--- start of Information shown ---

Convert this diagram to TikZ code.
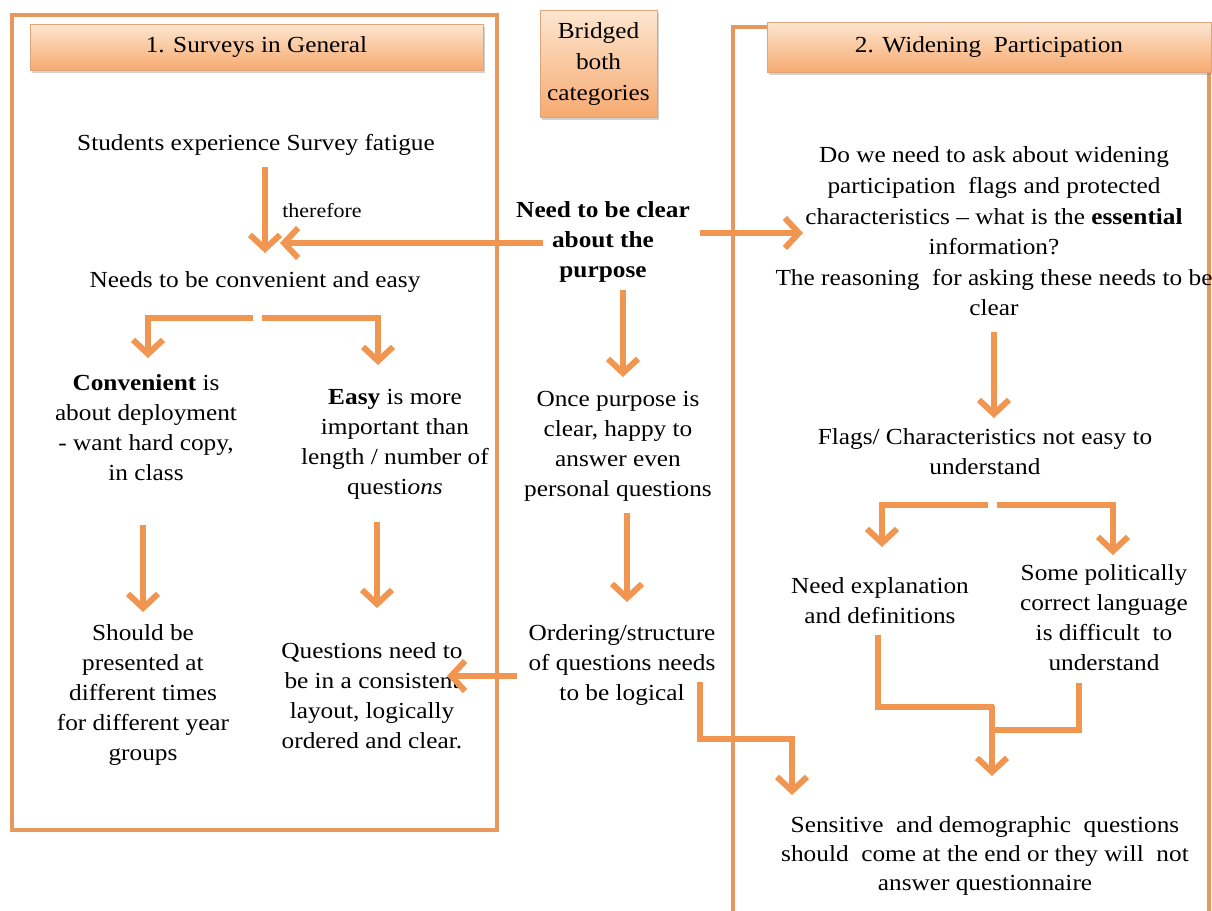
\documentclass[tikz,border=0pt]{standalone}
\usepackage{fontspec}
\setmainfont{Liberation Serif}[FakeStretch=1.1]
\usetikzlibrary{arrows.meta,shadows,calc}
\definecolor{arr}{RGB}{240,150,80}
\definecolor{boxc}{RGB}{230,152,95}
\definecolor{htop}{RGB}{253,230,208}
\definecolor{hbot}{RGB}{246,170,112}
\definecolor{hline}{RGB}{222,165,122}
\tikzset{
  txt/.style={align=center, font=\fontsize{11.5}{15}\selectfont, inner sep=0pt},
  boldtxt/.style={align=center, font=\fontsize{11.5}{15}\selectfont\bfseries, inner sep=0pt},
  smalltxt/.style={align=center, font=\fontsize{10}{12}\selectfont, inner sep=0pt},
  hdr/.style={draw=hline, line width=0.5pt, top color=htop, bottom color=hbot,
    drop shadow={shadow xshift=1pt,shadow yshift=-1.5pt,opacity=0.35},
    align=center, font=\fontsize{11.5}{15.5}\selectfont, inner sep=0pt},
  frame/.style={draw=boxc, line width=2pt},
  flow/.style={draw=arr, line width=3pt, -{Straight Barb[length=7pt,width=15pt]}},
  bar/.style={draw=arr, line width=3pt},
}
\begin{document}
\begin{tikzpicture}[x=0.5pt,y=-0.5pt]
\useasboundingbox (0,0) rectangle (1212,911);
\fill[white] (0,0) rectangle (1212,911);

% frames
\draw[frame] (12,15) rectangle (497,830);
\draw[frame] (1209,915) -- (1209,27) -- (733,27) -- (733,915);

% headers
\node[hdr, minimum width=226.5pt, minimum height=23pt] (h1) at (256.5,47) {1. Surveys in General};
\node[hdr, minimum width=58.5pt, minimum height=53.5pt] (br) at (598.5,63.5) {Bridged\\both\\categories};
\node[hdr, minimum width=222pt, minimum height=25pt] (h2) at (989,47) {2. Widening\ \ Participation};

% left column
\node[txt] (fat) at (256,145) {Students experience Survey fatigue};
\node[smalltxt] (ther) at (322,211) {therefore};
\node[txt] (needs) at (255,282) {Needs to be convenient and easy};
\node[txt] (conv) at (146,428) {\textbf{Convenient} is\\about deployment\\- want hard copy,\\in class};
\node[txt] (easy) at (395,444) {\textbf{Easy} is more\\important than\\length / number of\\questi\textit{ons}};
\node[txt] (should) at (143,695) {Should be\\presented at\\different times\\for different year\\groups};
\node[txt] (quest) at (372,696) {Questions need to\\be in a consistent\\layout, logically\\ordered and clear.};

% middle column
\node[boldtxt] (clear) at (603,242) {Need to be clear\\about the\\purpose};
\node[txt] (once) at (618,446) {Once purpose is\\clear, happy to\\answer even\\personal questions};
\node[txt] (order) at (622,665) {Ordering/structure\\of questions needs\\to be logical};

% right column
\node[txt, font=\fontsize{11.5}{15.3}\selectfont] (dowe) at (994,231.5) {Do we need to ask about widening\\participation\ \ flags and protected\\characteristics -- what is the \textbf{essential}\\information?\\The reasoning\ \ for asking these needs to be\\clear};
\node[txt] (flags) at (985,452) {Flags/ Characteristics not easy to\\understand};
\node[txt] (expl) at (880,601) {Need explanation\\and definitions};
\node[txt] (polit) at (1104,618) {Some politically\\correct language\\is difficult\ \ to\\understand};
\node[txt, font=\fontsize{11.5}{14.5}\selectfont] (sens) at (985,856) {Sensitive\ \ and demographic\ \ questions\\should\ \ come at the end or they will\ \ not\\answer questionnaire};

% coordinates for connector ends
\coordinate (fatS) at (265,167);
\coordinate (needsN) at (265,253);
\coordinate (clearW) at (543,243);
\coordinate (needsE) at (280,243);
\coordinate (clearE) at (700,233);
\coordinate (doweW) at (803,233);
\coordinate (needsS1) at (253,318);
\coordinate (needsS2) at (262,318);
\coordinate (convN) at (148,358);
\coordinate (easyN) at (378,365);
\coordinate (convS) at (143,525);
\coordinate (shouldN) at (143,612);
\coordinate (easyS) at (377,522);
\coordinate (questN) at (377,608);
\coordinate (orderW) at (517,676);
\coordinate (questE) at (447,676);
\coordinate (clearS) at (623,290);
\coordinate (onceN) at (623,377);
\coordinate (onceS) at (627,513);
\coordinate (orderN) at (627,602);
\coordinate (orderE) at (700,682);
\coordinate (sensN1) at (792,795);
\coordinate (doweS) at (994,332);
\coordinate (flagsN) at (994,418);
\coordinate (flagsS1) at (988,505);
\coordinate (flagsS2) at (997,505);
\coordinate (explN) at (882,547);
\coordinate (politN) at (1113,555);
\coordinate (explS) at (878,635);
\coordinate (politS) at (1079,683);
\coordinate (sensN2) at (992,776);

% connectors
\draw[flow] (fatS) -- (needsN);
\draw[flow] (clearW) -- (needsE);
\draw[flow] (clearE) -- (doweW);
\draw[flow] (needsS1) -| (convN);
\draw[flow] (needsS2) -| (easyN);
\draw[flow] (convS) -- (shouldN);
\draw[flow] (easyS) -- (questN);
\draw[flow] (orderW) -- (questE);
\draw[flow] (clearS) -- (onceN);
\draw[flow] (onceS) -- (orderN);
\draw[flow] (orderE) -- (700,739) -| (sensN1);
\draw[flow] (doweS) -- (flagsN);
\draw[flow] (flagsS1) -| (explN);
\draw[flow] (flagsS2) -| (politN);
\draw[bar] (explS) |- (993.5,707);
\draw[bar] (politS) |- (990.5,730);
\draw[flow] (992,705.5) -- (sensN2);
\end{tikzpicture}
\end{document}
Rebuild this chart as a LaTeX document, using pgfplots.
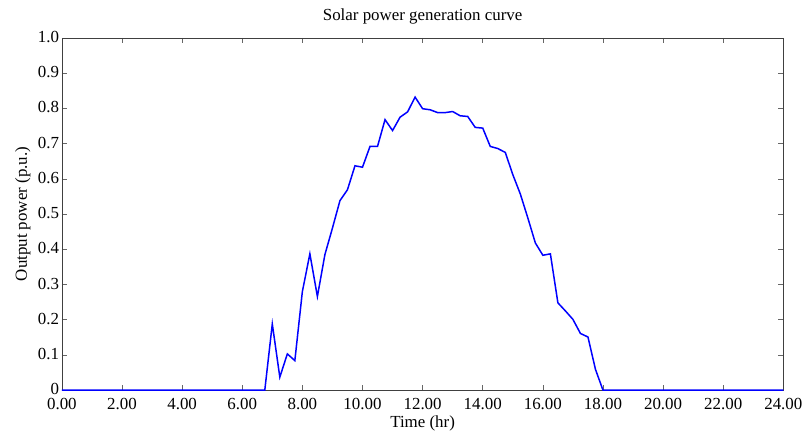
\documentclass[border=0pt]{standalone}
\usepackage{fontspec}
\setmainfont{Liberation Serif}
\usepackage{pgfplots}
\pgfplotsset{compat=1.18}
\begin{document}
\fontsize{17}{20}\selectfont
\begin{tikzpicture}
\begin{axis}[
  scale only axis,
  width=723bp, height=353bp,
  at={(0,0)}, anchor=south west,
  xmin=0, xmax=24, ymin=0, ymax=1,
  xtick={0,2,...,24},
  xticklabels={0.00,2.00,4.00,6.00,8.00,10.00,12.00,14.00,16.00,18.00,20.00,22.00,24.00},
  ytick={0,0.1,...,1.0},
  yticklabels={0,0.1,0.2,0.3,0.4,0.5,0.6,0.7,0.8,0.9,1.0},
  tick align=inside,
  major tick length=5bp,
  axis line style={black!75, line width=0.6bp},
  tick style={black!60, line width=0.5bp},
  ticklabel style={font=\fontsize{17}{20}\selectfont},
  label style={font=\fontsize{17}{20}\selectfont},
  title style={font=\fontsize{17}{20}\selectfont, yshift=2bp},
  xticklabel style={yshift=-2bp},
  yticklabel style={xshift=3bp, yshift=1bp},
  title={Solar power generation curve},
  xlabel={Time (hr)},
  ylabel={Output power (p.u.)},
  xlabel style={yshift=5bp},
  ylabel style={yshift=-4bp},
]
\addplot[color={rgb,255:red,0;green,0;blue,255}, line width=1.5bp] coordinates {
(0,0) (6.75,0) (7.0,0.188) (7.25,0.037) (7.5,0.103) (7.75,0.084)
(8.0,0.28) (8.25,0.387) (8.5,0.266) (8.75,0.385) (9.0,0.46)
(9.25,0.538) (9.5,0.569) (9.75,0.637) (10.0,0.633) (10.25,0.692)
(10.5,0.692) (10.75,0.768) (11.0,0.737) (11.25,0.775) (11.5,0.79)
(11.75,0.832) (12.0,0.799) (12.25,0.796) (12.5,0.788) (12.75,0.788)
(13.0,0.791) (13.25,0.779) (13.5,0.777) (13.75,0.746) (14.0,0.744)
(14.25,0.692) (14.5,0.686) (14.75,0.675) (15.0,0.612) (15.25,0.557)
(15.5,0.489) (15.75,0.418) (16.0,0.383) (16.25,0.387) (16.5,0.248)
(16.75,0.225) (17.0,0.201) (17.25,0.161) (17.5,0.151) (17.75,0.059)
(18.0,0) (24,0)
};
\end{axis}
\useasboundingbox (-62bp,-39bp) rectangle (746bp,391bp);
\end{tikzpicture}
\end{document}
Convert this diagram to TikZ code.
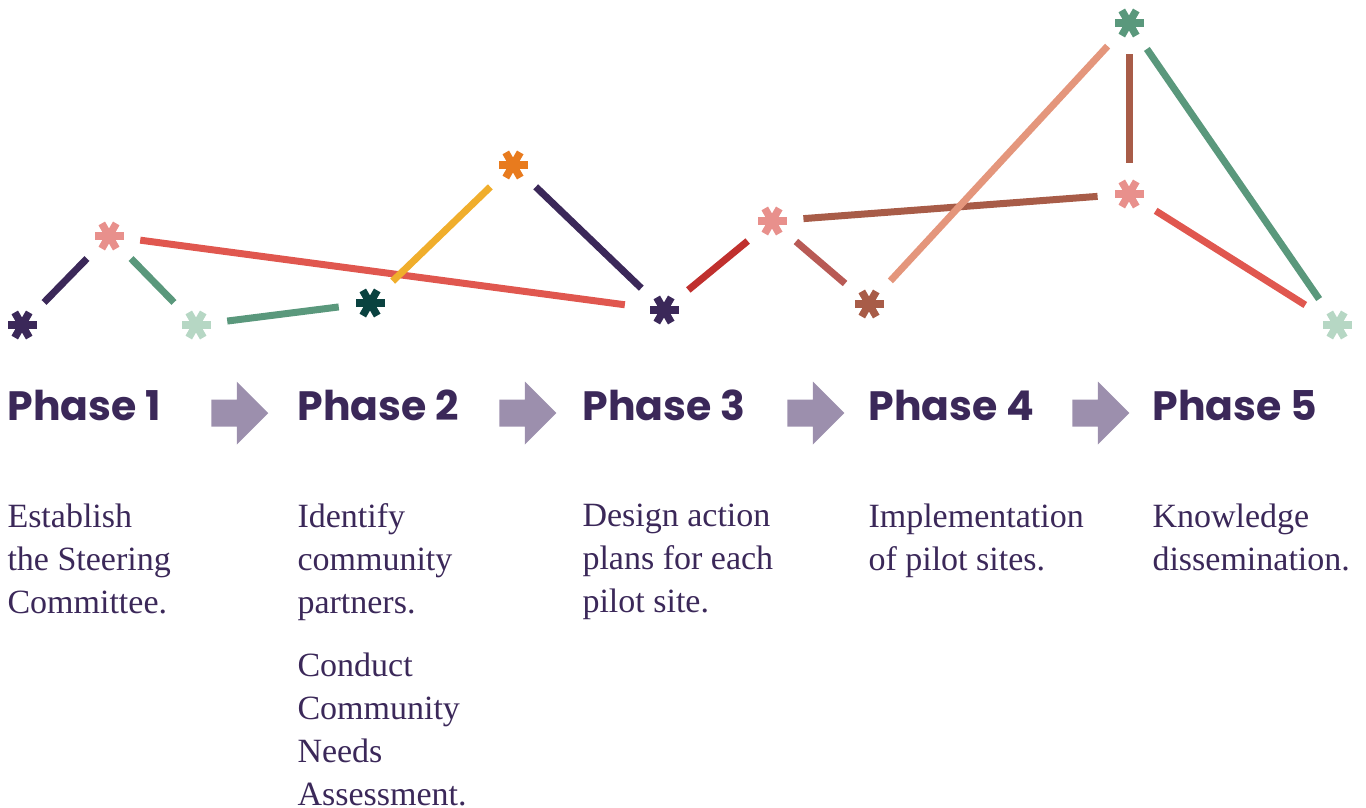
\documentclass[tikz,border=0pt]{standalone}
\usepackage{fontspec}
\setmainfont{Liberation Serif}
\newfontfamily\headfont{Poppins}
\usepackage{tikz}
\usetikzlibrary{positioning,shapes.arrows}

\definecolor{plum}{HTML}{3B2859}
\definecolor{blush}{HTML}{E8908C}
\definecolor{mint}{HTML}{B6D7C4}
\definecolor{pine}{HTML}{0A4240}
\definecolor{tangerine}{HTML}{E87B1E}
\definecolor{rust}{HTML}{A85C48}
\definecolor{sage}{HTML}{5A987C}
\definecolor{coral}{HTML}{E0574F}
\definecolor{gold}{HTML}{F0AE2C}
\definecolor{crimson}{HTML}{C0302E}
\definecolor{rosewood}{HTML}{B85A55}
\definecolor{salmon}{HTML}{E4967C}
\definecolor{lilac}{HTML}{9C8FAD}

\newcommand\spark[3]{%
  \node[spot] (#1) at (#3) {};
  \foreach \ang in {0,60,120}
    \draw[#2,line width=7.5pt] (#1.center) ++(\ang:14.5pt) -- ++(\ang:-29pt);
}

\begin{document}
\begin{tikzpicture}[x=1pt,y=-1pt,line width=7pt]
\tikzstyle{spot}=[circle,inner sep=0pt,minimum size=56pt]
\tikzstyle{phase}=[anchor=base west,inner sep=0pt,text=plum,font=\headfont\bfseries\fontsize{41}{41}\selectfont]
\tikzstyle{step text}=[anchor=north west,inner sep=0pt,align=left,text=plum,font=\fontsize{34}{43}\selectfont]
\tikzstyle{go}=[single arrow,fill=lilac,inner sep=0pt,inner ysep=10pt,minimum height=57pt,single arrow head extend=18pt]

\useasboundingbox (0,0) rectangle (1366,808);

\spark{a1}{plum}{22,325}
\spark{a2}{blush}{109,236}
\spark{a3}{mint}{196,325}
\spark{a4}{pine}{370,303}
\spark{a5}{tangerine}{513,165}
\spark{a6}{plum}{664,310}
\spark{a7}{blush}{772,221}
\spark{a8}{rust}{869,304}
\spark{a9}{sage}{1129,23}
\spark{a10}{blush}{1129,194}
\spark{a11}{mint}{1337,325}

\path
(a1) edge [plum] (a2)
(a2) edge [sage] (a3)
(a2) edge [coral,shorten >=8pt] (a6)
(a3) edge [sage] (a4)
(a4) edge [gold] (a5)
(a5) edge [plum] (a6)
(a6) edge [crimson] (a7)
(a7) edge [rosewood] (a8)
(a7) edge [rust] (a10)
(a8) edge [salmon] (a9)
(a9) edge [rust] (a10)
(a9) edge [sage] (a11)
(a10) edge [coral,shorten >=6pt] (a11)
;

\node[phase] (ph1) at (4,420) {Phase 1};
\node[phase] (ph2) at (294,420) {Phase 2};
\node[phase] (ph3) at (579,420) {Phase 3};
\node[phase] (ph4) at (865,420) {Phase 4};
\node[phase] (ph5) at (1149,420) {Phase 5};

\node[go] (go1) at (233,413) {};
\node[go] (go2) at (521,413) {};
\node[go] (go3) at (809,413) {};
\node[go] (go4) at (1094,413) {};

\node[step text,below=80pt of ph1.base west,anchor=north west] (st1) {Establish\\the Steering\\Committee.};
\node[step text,below=80pt of ph2.base west,anchor=north west] (st2) {Identify\\community\\partners.\\[20pt]Conduct\\Community\\Needs\\Assessment.};
\node[step text,below=80pt of ph3.base west,anchor=north west] (st3) {Design action\\plans for each\\pilot site.};
\node[step text,below=80pt of ph4.base west,anchor=north west] (st4) {Implementation\\of pilot sites.};
\node[step text,below=80pt of ph5.base west,anchor=north west] (st5) {Knowledge\\dissemination.};
\end{tikzpicture}
\end{document}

--- end of Information shown ---

Pictures stay out. Print the data exactly, from its first line through the line containing "minimum width=222pt, minimum".

### Result below
Convert this diagram to TikZ code.
\documentclass[tikz,border=0pt]{standalone}
\usepackage{fontspec}
\setmainfont{Liberation Serif}[FakeStretch=1.1]
\usetikzlibrary{arrows.meta,shadows,calc}
\definecolor{arr}{RGB}{240,150,80}
\definecolor{boxc}{RGB}{230,152,95}
\definecolor{htop}{RGB}{253,230,208}
\definecolor{hbot}{RGB}{246,170,112}
\definecolor{hline}{RGB}{222,165,122}
\tikzset{
  txt/.style={align=center, font=\fontsize{11.5}{15}\selectfont, inner sep=0pt},
  boldtxt/.style={align=center, font=\fontsize{11.5}{15}\selectfont\bfseries, inner sep=0pt},
  smalltxt/.style={align=center, font=\fontsize{10}{12}\selectfont, inner sep=0pt},
  hdr/.style={draw=hline, line width=0.5pt, top color=htop, bottom color=hbot,
    drop shadow={shadow xshift=1pt,shadow yshift=-1.5pt,opacity=0.35},
    align=center, font=\fontsize{11.5}{15.5}\selectfont, inner sep=0pt},
  frame/.style={draw=boxc, line width=2pt},
  flow/.style={draw=arr, line width=3pt, -{Straight Barb[length=7pt,width=15pt]}},
  bar/.style={draw=arr, line width=3pt},
}
\begin{document}
\begin{tikzpicture}[x=0.5pt,y=-0.5pt]
\useasboundingbox (0,0) rectangle (1212,911);
\fill[white] (0,0) rectangle (1212,911);

% frames
\draw[frame] (12,15) rectangle (497,830);
\draw[frame] (1209,915) -- (1209,27) -- (733,27) -- (733,915);

% headers
\node[hdr, minimum width=226.5pt, minimum height=23pt] (h1) at (256.5,47) {1. Surveys in General};
\node[hdr, minimum width=58.5pt, minimum height=53.5pt] (br) at (598.5,63.5) {Bridged\\both\\categories};
\node[hdr, minimum width=222pt, minimum height=25pt] (h2) at (989,47) {2. Widening\ \ Participation};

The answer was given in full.